Property Investors Curb Their Enthusiasm for China's Greater Bay
(Bloomberg) -- China’s grand plan to integrate nine cities in Guangdong with Hong Kong and Macau to create a sprawling megalopolis that would rival California’s Silicon Valley isn’t providing the kick to property investment you might think.
Cross-border real estate investment into mainland cities in the so-called Greater Bay Area is expected to fall as much as 33 percent in 2018, figures from Knight Frank LLP show.
House-purchase controls in the larger cities may have damped developers’ appetite to bid for land, according to David Ji, Knight Frank’s head of research for Greater China. “Limited supply of high quality commercial buildings has also played a role,” he said.

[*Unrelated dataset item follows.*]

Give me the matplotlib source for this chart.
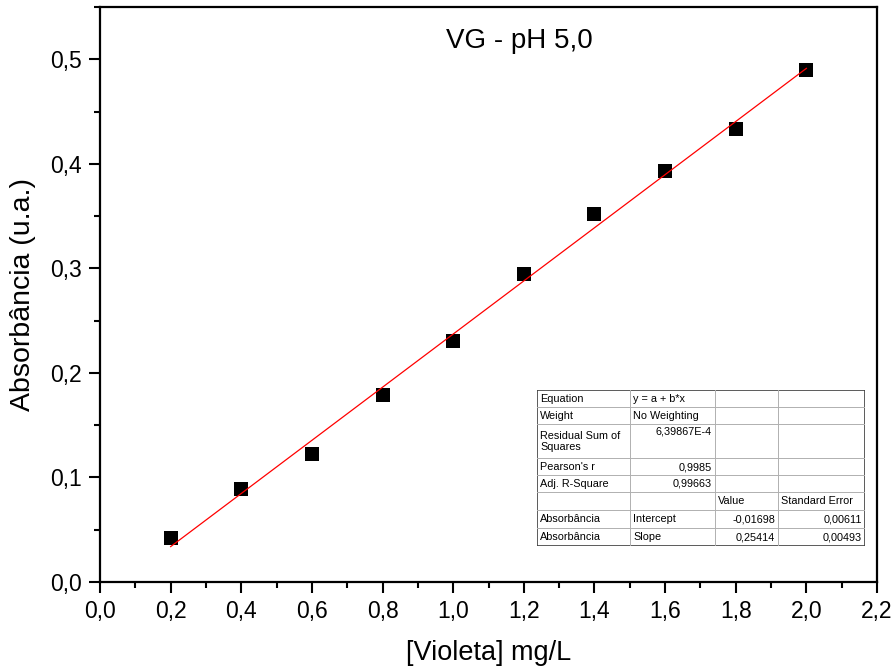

It’s not a promising start for the Greater Bay Area, which is forecast to have a GDP of $4.6 trillion -- more than Germany -- by 2030, up from about $1.5 trillion last year. Hopes for growth have been pinned on the recent opening of the Hong Kong–Zhuhai–Macau Bridge and the Hong Kong section of a high-speed rail line that will shorten the travel time between the mainland and the former British colony.

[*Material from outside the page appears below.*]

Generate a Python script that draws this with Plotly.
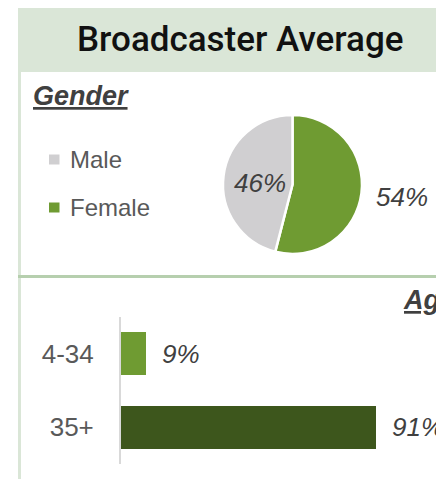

Capital flowing into property investments is -- at least for the time being -- expected to be concentrated in tier 1 cities, running counter to China’s goal of speeding up development in second and third tier centers.

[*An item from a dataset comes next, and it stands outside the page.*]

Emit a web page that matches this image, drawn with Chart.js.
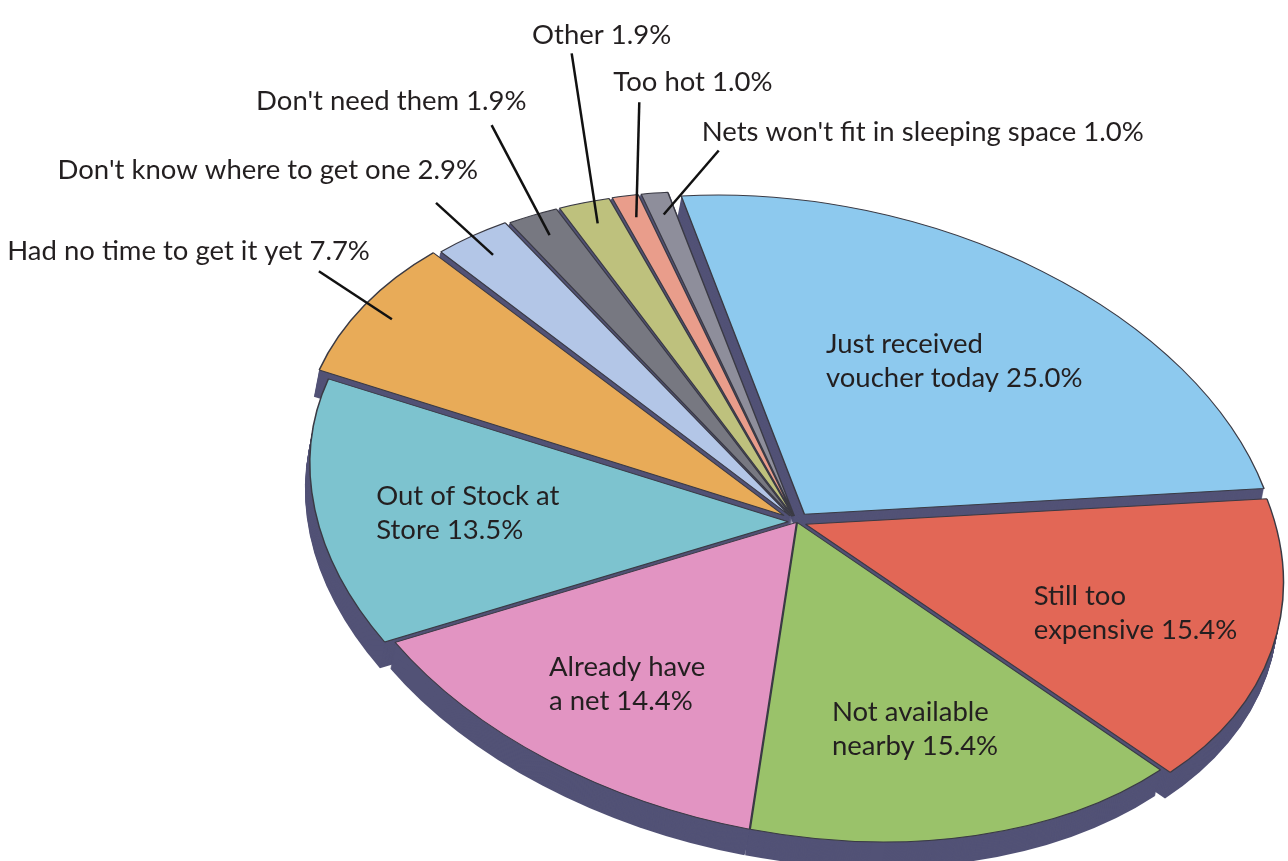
<!DOCTYPE html>
<html>
<head>
<meta charset="utf-8">
<script src="https://cdn.jsdelivr.net/npm/chart.js@4.4.1/dist/chart.umd.min.js"></script>
<style>
  html, body { margin: 0; padding: 0; background: #fff; }
  #wrap { width: 1288px; height: 861px; }
</style>
</head>
<body>
<div id="wrap"><canvas id="myChart" width="1288" height="861"></canvas></div>
<script>
// reasons for not redeeming the net voucher, in percent
const reasons = [
  "Just received voucher today",
  "Still too expensive",
  "Not available nearby",
  "Already have a net",
  "Out of Stock at Store",
  "Had no time to get it yet",
  "Don't know where to get one",
  "Don't need them",
  "Other",
  "Too hot",
  "Nets won't fit in sleeping space"
];
const shares = [25.0, 15.4, 15.4, 14.4, 13.5, 7.7, 2.9, 1.9, 1.9, 1.0, 1.0];

const colors = [
  "#8dc9ee", "#e26756", "#9ac26a", "#e294c2", "#7dc3cf", "#e8ab58",
  "#b3c6e7", "#777881", "#bec17d", "#e99d8b", "#8e8e9b"
];
// how far each slice is pulled out (chart.js offset units)
const pullOut = [40, 24, 2, 2, 24, 40, 28, 24, 24, 24, 24];

// the flat pie is tilted into an ellipse with a dark side wall
const ELLIPSE = { rx: 476, skew: 58, ry: 314 };
const DEPTH = { dx: -5, dy: 26 };
const SIDE = "#525276";
const FONT = "27.5px Lato";
const TEXT = "#231f20";
const LINE_H = 34;

// labels written on the slice: words on first line, distance from centre
const inside = {
  0: { firstLine: 2, r: 0.63 },
  1: { firstLine: 2, r: 0.71 },
  2: { firstLine: 2, r: 0.66 },
  3: { firstLine: 2, r: 0.68 },
  4: { firstLine: 4, r: 0.68 }
};
// labels outside with a leader line: line vector, text align and nudge
const callouts = {
  5: { line: [-73, -48], align: "right", text: [51, -20] },
  6: { line: [-57, -52], align: "right", text: [42, -33] },
  7: { line: [-58, -110], align: "right", text: [35, -24] },
  8: { line: [-26, -170], align: "center", text: [30, -18] },
  9: { line: [3, -115], align: "left", text: [-26, -20] },
  10: { line: [55, -64], align: "left", text: [-17, -18] }
};

function labelText(i) {
  return reasons[i] + " " + shares[i].toFixed(1) + "%";
}

function tilt(ctx, chart) {
  const arc = chart.getDatasetMeta(0).data[0];
  const R = arc.outerRadius;
  ctx.translate(arc.x, arc.y);
  ctx.transform(ELLIPSE.rx / R, ELLIPSE.skew / R, 0, ELLIPSE.ry / R, 0, 0);
  ctx.translate(-arc.x, -arc.y);
}

function sliceShift(arc) {
  return (arc.options.offset || 0) / 4;
}

function wedgePath(ctx, arc) {
  const off = sliceShift(arc);
  const mid = (arc.startAngle + arc.endAngle) / 2;
  const fix = 1 - Math.sin(Math.min(Math.PI, arc.circumference));
  const x = arc.x + Math.cos(mid) * off;
  const y = arc.y + Math.sin(mid) * off;
  ctx.beginPath();
  ctx.moveTo(x, y);
  ctx.arc(x, y, arc.outerRadius + off * fix, arc.startAngle, arc.endAngle);
  ctx.closePath();
}

// point on the tilted slice, frac = share of the radius
function project(arc, frac) {
  const R = arc.outerRadius;
  const mid = (arc.startAngle + arc.endAngle) / 2;
  const d = frac * R + sliceShift(arc);
  const vx = Math.cos(mid) * d;
  const vy = Math.sin(mid) * d;
  return {
    x: arc.x + ELLIPSE.rx / R * vx,
    y: arc.y + ELLIPSE.skew / R * vx + ELLIPSE.ry / R * vy
  };
}

const pie3d = {
  id: "pie3d",
  beforeDatasetsDraw(chart) {
    const ctx = chart.ctx;
    const arcs = chart.getDatasetMeta(0).data;
    const steps = 26;
    ctx.save();
    ctx.fillStyle = SIDE;
    for (let s = steps; s >= 1; s--) {
      ctx.save();
      ctx.translate(DEPTH.dx * s / steps, DEPTH.dy * s / steps);
      tilt(ctx, chart);
      arcs.forEach((a) => {
        wedgePath(ctx, a);
        ctx.fill();
      });
      ctx.restore();
    }
    ctx.restore();
    ctx.save();
    tilt(ctx, chart);
  },
  afterDatasetsDraw(chart) {
    const ctx = chart.ctx;
    ctx.restore();
    const arcs = chart.getDatasetMeta(0).data;
    ctx.save();
    ctx.font = FONT;
    ctx.fillStyle = TEXT;
    ctx.textBaseline = "middle";

    Object.keys(inside).forEach((k) => {
      const i = +k;
      const cfg = inside[k];
      const words = labelText(i).split(" ");
      const lines = [words.slice(0, cfg.firstLine).join(" "), words.slice(cfg.firstLine).join(" ")];
      const p = project(arcs[i], cfg.r);
      const w = Math.max(...lines.map((l) => ctx.measureText(l).width));
      ctx.textAlign = "left";
      lines.forEach((l, j) => {
        ctx.fillText(l, p.x - w / 2, p.y + (j - (lines.length - 1) / 2) * LINE_H);
      });
    });

    ctx.strokeStyle = "#111";
    ctx.lineWidth = 2.5;
    Object.keys(callouts).forEach((k) => {
      const i = +k;
      const cfg = callouts[k];
      const start = project(arcs[i], 0.95);
      const end = { x: start.x + cfg.line[0], y: start.y + cfg.line[1] };
      ctx.beginPath();
      ctx.moveTo(start.x, start.y);
      ctx.lineTo(end.x, end.y);
      ctx.stroke();
      ctx.textAlign = cfg.align;
      ctx.fillText(labelText(i), end.x + cfg.text[0], end.y + cfg.text[1]);
    });
    ctx.restore();
  }
};

const data = {
  labels: reasons,
  datasets: [
    {
      data: shares,
      backgroundColor: colors,
      borderColor: "#3a3a44",
      borderWidth: 1,
      offset: pullOut,
      clip: false
    }
  ]
};

const config = {
  type: "pie",
  data,
  options: {
    responsive: false,
    animation: false,
    events: [],
    rotation: -15,
    layout: { padding: { left: 306, top: 183, right: 0, bottom: 0 } },
    plugins: {
      legend: { display: false },
      tooltip: { enabled: false }
    }
  },
  plugins: [pie3d]
};

new Chart(document.getElementById("myChart"), config);
</script>
</body>
</html>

Outside of Shenzhen and Guangzhou, most Greater Bay Area cities are considered third or fourth tier. China International Capital Corp. is forecasting home prices in those areas to fall in 2019 amid a broader softening housing market.
“We only look at first tier cities because we buy offices,” said Ivan Ho, the Hong Kong CEO of real estate fund manager KaiLong Group. The firm is mainly interested in investing in Shenzhen and Guangzhou, he said.
“The regional fundamentals of Guangzhou have improved in terms of office demand and supply, as well as rental growth,” Ho said. He conceded that was probably partly related to the Greater Bay Area push. “As for Shenzhen, the prices are quite expensive now.”